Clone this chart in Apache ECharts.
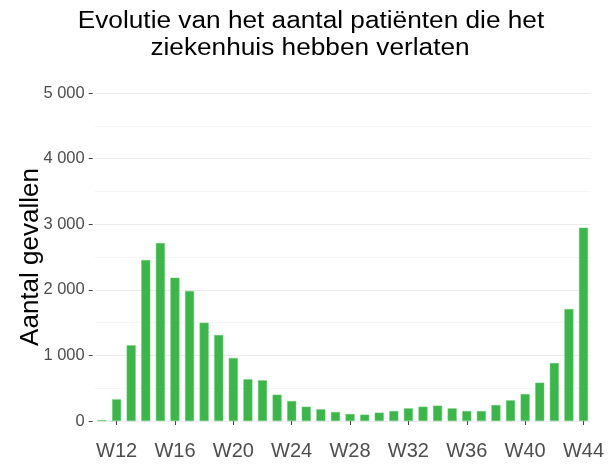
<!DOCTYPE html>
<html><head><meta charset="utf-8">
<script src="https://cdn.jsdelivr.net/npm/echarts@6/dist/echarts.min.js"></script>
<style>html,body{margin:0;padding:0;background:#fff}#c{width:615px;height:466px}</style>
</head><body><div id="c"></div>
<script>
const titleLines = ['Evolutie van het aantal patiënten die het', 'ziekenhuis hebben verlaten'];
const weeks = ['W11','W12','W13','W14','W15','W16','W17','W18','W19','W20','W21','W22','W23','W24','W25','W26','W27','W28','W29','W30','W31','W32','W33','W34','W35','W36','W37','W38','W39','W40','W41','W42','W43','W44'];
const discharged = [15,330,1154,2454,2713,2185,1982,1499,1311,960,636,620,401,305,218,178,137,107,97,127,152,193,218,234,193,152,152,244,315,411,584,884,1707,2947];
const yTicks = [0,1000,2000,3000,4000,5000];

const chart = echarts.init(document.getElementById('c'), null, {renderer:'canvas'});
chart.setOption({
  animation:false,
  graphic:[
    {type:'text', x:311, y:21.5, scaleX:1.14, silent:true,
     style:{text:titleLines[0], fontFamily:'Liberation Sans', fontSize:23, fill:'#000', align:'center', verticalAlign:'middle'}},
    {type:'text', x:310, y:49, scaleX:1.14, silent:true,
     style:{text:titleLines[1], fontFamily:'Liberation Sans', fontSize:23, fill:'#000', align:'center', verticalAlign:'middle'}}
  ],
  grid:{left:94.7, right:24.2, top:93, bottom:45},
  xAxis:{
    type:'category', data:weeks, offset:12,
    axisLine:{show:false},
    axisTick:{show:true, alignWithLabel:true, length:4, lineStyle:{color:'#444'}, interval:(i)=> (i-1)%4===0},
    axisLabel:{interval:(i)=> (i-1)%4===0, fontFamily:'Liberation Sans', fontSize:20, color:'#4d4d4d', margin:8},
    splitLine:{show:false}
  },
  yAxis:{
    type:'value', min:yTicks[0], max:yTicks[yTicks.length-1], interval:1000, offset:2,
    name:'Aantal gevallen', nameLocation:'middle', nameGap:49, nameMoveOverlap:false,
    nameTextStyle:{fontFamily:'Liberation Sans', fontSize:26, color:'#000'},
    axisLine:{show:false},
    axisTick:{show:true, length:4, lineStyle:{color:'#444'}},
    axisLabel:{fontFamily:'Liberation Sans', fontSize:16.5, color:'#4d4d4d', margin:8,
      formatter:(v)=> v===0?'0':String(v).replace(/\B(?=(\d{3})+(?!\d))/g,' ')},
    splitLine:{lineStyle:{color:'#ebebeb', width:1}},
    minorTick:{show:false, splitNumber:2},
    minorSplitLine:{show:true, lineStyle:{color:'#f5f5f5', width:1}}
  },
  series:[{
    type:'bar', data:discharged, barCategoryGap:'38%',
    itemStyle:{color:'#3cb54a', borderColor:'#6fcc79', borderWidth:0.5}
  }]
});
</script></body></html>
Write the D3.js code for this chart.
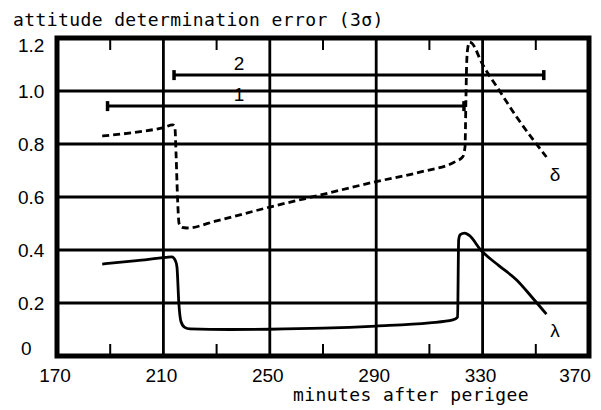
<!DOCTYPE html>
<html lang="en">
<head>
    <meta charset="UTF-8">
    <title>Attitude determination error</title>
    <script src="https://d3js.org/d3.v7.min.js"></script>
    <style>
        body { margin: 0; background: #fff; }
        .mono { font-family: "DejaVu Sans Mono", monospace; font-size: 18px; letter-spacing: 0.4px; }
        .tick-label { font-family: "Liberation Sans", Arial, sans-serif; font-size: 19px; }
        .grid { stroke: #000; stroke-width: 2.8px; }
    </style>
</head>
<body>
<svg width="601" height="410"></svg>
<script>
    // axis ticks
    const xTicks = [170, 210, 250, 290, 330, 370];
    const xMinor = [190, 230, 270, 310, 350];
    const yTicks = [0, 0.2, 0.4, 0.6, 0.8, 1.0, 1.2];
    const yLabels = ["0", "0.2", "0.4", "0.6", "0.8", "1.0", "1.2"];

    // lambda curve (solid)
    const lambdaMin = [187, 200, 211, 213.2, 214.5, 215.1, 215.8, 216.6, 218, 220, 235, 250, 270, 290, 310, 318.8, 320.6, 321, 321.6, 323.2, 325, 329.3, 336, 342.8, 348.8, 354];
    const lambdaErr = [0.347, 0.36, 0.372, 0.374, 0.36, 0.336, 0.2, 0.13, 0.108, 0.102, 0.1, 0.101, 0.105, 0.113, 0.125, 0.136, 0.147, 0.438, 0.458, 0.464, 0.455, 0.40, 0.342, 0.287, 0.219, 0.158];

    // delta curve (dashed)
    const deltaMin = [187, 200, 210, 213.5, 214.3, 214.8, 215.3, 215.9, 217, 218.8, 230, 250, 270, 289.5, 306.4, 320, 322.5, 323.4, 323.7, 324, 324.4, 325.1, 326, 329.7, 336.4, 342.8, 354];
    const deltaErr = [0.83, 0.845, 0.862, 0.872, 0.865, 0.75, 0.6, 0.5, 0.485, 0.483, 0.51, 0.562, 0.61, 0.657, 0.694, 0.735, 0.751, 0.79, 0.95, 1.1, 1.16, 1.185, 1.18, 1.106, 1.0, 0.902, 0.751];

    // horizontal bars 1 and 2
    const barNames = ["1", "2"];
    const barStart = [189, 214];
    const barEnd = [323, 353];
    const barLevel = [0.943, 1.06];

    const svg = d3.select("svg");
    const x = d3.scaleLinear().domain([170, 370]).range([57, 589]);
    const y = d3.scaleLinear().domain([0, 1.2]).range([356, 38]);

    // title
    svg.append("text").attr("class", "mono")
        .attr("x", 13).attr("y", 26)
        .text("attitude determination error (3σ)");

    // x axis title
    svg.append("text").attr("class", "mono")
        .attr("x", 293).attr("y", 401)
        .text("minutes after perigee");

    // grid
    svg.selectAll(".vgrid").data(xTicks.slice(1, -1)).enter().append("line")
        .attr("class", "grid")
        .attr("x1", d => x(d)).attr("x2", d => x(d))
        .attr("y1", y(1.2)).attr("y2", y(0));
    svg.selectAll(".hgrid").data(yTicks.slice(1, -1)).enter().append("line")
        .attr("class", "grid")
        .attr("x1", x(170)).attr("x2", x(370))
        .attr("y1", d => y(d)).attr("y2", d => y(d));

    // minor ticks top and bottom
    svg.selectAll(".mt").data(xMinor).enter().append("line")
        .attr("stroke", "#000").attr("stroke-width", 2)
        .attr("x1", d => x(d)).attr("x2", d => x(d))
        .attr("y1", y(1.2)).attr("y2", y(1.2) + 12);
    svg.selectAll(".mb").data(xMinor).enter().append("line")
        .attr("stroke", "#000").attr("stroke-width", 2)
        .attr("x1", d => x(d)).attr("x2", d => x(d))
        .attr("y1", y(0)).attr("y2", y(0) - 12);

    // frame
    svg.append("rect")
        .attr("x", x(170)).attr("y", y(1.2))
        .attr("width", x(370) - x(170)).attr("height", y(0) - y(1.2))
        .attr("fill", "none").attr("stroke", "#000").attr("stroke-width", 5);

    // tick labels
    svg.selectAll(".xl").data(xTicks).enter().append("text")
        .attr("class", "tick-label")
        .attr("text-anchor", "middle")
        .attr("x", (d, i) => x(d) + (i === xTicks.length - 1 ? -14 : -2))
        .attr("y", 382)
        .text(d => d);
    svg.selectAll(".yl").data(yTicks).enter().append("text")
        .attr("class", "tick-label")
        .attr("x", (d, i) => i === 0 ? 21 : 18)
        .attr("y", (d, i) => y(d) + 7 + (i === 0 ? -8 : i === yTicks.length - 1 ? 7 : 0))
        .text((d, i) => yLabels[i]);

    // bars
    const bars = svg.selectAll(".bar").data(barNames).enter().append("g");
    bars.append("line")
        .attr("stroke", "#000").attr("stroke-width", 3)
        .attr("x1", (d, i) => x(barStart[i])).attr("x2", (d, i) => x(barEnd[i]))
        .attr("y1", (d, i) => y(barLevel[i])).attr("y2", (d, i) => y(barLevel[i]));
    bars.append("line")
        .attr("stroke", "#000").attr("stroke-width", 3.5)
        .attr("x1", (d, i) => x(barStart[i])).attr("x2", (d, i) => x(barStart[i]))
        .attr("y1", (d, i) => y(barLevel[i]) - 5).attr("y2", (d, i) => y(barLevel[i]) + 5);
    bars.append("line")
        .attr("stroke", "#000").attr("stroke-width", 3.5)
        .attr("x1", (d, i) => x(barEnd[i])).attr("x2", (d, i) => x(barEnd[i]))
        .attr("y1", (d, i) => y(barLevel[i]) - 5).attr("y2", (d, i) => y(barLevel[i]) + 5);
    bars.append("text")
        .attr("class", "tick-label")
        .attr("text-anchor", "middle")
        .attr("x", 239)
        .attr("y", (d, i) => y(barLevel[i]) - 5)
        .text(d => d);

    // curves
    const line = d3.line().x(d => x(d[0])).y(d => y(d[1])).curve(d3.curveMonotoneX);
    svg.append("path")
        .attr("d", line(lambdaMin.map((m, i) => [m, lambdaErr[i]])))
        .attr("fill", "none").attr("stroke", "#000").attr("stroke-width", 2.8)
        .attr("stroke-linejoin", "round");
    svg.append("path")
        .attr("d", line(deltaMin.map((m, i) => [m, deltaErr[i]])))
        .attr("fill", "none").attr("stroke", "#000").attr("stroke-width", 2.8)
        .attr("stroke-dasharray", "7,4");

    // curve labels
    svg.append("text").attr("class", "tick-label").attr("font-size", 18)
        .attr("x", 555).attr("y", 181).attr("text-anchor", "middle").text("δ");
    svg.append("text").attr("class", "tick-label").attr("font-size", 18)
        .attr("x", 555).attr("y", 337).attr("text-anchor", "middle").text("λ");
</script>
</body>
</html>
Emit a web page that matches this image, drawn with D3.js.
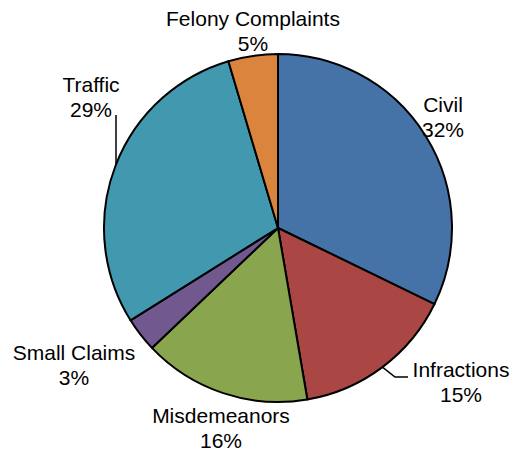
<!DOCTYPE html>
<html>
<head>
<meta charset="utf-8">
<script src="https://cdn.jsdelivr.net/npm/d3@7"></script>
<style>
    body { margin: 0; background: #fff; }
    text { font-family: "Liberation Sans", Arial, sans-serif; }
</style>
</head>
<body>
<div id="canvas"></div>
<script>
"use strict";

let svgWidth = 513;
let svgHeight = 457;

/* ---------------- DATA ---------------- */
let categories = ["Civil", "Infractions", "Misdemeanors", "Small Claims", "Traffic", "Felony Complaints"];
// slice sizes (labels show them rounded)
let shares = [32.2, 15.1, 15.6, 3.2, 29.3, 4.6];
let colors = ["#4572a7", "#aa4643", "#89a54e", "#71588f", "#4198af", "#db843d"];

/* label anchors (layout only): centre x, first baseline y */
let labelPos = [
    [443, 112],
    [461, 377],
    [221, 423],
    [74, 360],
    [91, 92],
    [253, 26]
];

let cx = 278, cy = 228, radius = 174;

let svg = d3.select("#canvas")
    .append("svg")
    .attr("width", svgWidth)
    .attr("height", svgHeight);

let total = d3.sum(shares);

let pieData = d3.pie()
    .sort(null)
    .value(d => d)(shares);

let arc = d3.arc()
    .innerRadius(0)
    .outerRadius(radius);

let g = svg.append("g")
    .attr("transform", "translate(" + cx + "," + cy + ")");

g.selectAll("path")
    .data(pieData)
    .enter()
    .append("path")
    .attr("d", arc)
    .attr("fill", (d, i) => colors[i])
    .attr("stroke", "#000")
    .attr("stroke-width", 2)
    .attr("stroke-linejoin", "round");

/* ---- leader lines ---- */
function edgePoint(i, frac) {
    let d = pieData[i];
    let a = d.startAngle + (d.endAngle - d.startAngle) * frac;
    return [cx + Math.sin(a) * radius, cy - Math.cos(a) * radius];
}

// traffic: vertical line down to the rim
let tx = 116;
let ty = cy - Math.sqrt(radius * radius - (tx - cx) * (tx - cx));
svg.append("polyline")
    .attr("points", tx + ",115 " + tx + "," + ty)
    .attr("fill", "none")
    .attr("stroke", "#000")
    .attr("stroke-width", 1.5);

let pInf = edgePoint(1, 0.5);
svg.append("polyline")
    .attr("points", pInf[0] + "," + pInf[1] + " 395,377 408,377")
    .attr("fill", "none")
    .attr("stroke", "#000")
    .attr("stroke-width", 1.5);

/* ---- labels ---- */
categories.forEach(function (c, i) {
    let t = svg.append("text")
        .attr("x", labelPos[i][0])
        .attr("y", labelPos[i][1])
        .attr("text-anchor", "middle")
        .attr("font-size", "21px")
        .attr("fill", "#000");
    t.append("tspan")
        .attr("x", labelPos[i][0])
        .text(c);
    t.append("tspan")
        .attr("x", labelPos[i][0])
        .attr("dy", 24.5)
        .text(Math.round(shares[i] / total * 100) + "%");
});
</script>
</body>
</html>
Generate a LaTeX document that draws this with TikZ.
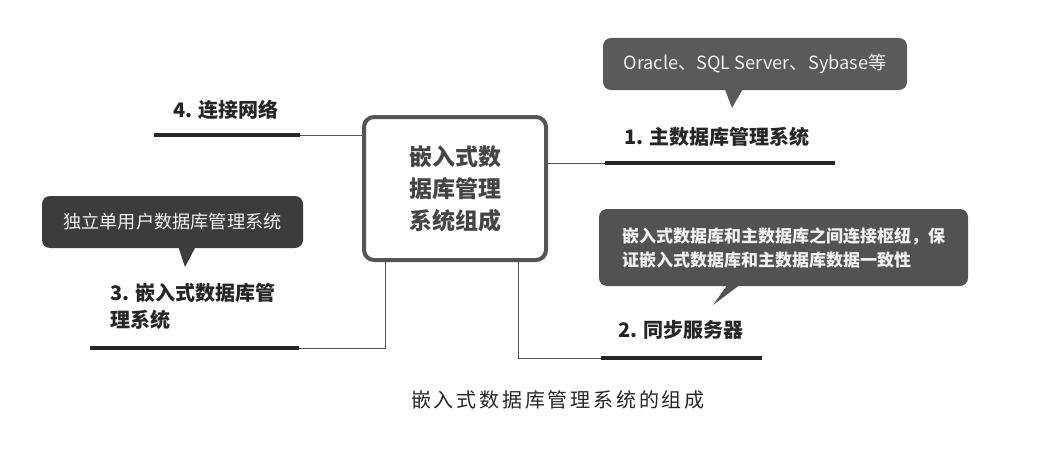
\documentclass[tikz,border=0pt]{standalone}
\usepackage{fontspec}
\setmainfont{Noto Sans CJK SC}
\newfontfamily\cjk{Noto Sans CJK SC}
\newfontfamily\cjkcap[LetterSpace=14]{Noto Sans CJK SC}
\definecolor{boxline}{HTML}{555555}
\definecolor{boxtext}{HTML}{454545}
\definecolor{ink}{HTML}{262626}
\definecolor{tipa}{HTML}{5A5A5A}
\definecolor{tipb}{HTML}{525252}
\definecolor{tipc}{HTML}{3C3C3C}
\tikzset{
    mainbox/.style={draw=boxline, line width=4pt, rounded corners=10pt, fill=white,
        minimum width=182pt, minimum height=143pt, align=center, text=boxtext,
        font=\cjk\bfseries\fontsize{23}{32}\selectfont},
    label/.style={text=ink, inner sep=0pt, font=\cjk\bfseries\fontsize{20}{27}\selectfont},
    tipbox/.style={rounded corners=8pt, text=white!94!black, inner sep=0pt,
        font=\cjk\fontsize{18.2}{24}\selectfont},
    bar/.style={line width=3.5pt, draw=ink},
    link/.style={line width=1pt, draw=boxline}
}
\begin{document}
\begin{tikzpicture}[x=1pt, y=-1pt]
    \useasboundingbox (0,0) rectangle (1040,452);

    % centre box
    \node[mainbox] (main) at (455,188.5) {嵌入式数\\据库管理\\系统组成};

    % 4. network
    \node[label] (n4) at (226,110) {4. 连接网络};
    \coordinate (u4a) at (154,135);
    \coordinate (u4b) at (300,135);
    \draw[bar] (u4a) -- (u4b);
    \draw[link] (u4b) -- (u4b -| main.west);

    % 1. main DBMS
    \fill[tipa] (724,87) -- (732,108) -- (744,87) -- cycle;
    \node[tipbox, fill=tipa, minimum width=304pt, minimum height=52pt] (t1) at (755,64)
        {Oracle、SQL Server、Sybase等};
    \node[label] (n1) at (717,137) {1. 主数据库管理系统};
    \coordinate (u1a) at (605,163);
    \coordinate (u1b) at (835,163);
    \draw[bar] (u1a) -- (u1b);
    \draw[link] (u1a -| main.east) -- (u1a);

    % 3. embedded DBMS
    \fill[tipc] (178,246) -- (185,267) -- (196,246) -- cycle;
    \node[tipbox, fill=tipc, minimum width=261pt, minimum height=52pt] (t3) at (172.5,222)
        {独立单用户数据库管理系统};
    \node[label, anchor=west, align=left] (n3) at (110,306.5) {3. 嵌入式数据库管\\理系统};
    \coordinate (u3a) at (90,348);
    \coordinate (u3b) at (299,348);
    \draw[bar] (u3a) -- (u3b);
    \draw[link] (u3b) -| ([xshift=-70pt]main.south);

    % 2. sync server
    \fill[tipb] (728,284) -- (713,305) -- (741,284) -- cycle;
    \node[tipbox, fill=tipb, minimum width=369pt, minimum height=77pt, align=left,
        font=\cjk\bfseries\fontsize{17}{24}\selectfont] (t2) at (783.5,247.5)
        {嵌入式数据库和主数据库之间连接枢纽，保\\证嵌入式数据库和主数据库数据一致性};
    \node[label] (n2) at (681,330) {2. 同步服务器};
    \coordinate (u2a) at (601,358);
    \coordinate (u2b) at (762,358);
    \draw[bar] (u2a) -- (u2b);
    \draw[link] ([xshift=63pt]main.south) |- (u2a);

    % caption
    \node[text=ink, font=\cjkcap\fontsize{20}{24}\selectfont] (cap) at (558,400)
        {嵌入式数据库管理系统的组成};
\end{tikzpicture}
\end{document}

——————————

Everything from the first line of the listing above through the line that contains "const yTicks = [0,1000,2000,3000,4000,5000];" is to be restated word for word, minus the pictures.

Clone this chart in Apache ECharts.
<!DOCTYPE html>
<html><head><meta charset="utf-8">
<script src="https://cdn.jsdelivr.net/npm/echarts@6/dist/echarts.min.js"></script>
<style>html,body{margin:0;padding:0;background:#fff}#c{width:615px;height:466px}</style>
</head><body><div id="c"></div>
<script>
const titleLines = ['Evolutie van het aantal patiënten die het', 'ziekenhuis hebben verlaten'];
const weeks = ['W11','W12','W13','W14','W15','W16','W17','W18','W19','W20','W21','W22','W23','W24','W25','W26','W27','W28','W29','W30','W31','W32','W33','W34','W35','W36','W37','W38','W39','W40','W41','W42','W43','W44'];
const discharged = [15,330,1154,2454,2713,2185,1982,1499,1311,960,636,620,401,305,218,178,137,107,97,127,152,193,218,234,193,152,152,244,315,411,584,884,1707,2947];
const yTicks = [0,1000,2000,3000,4000,5000];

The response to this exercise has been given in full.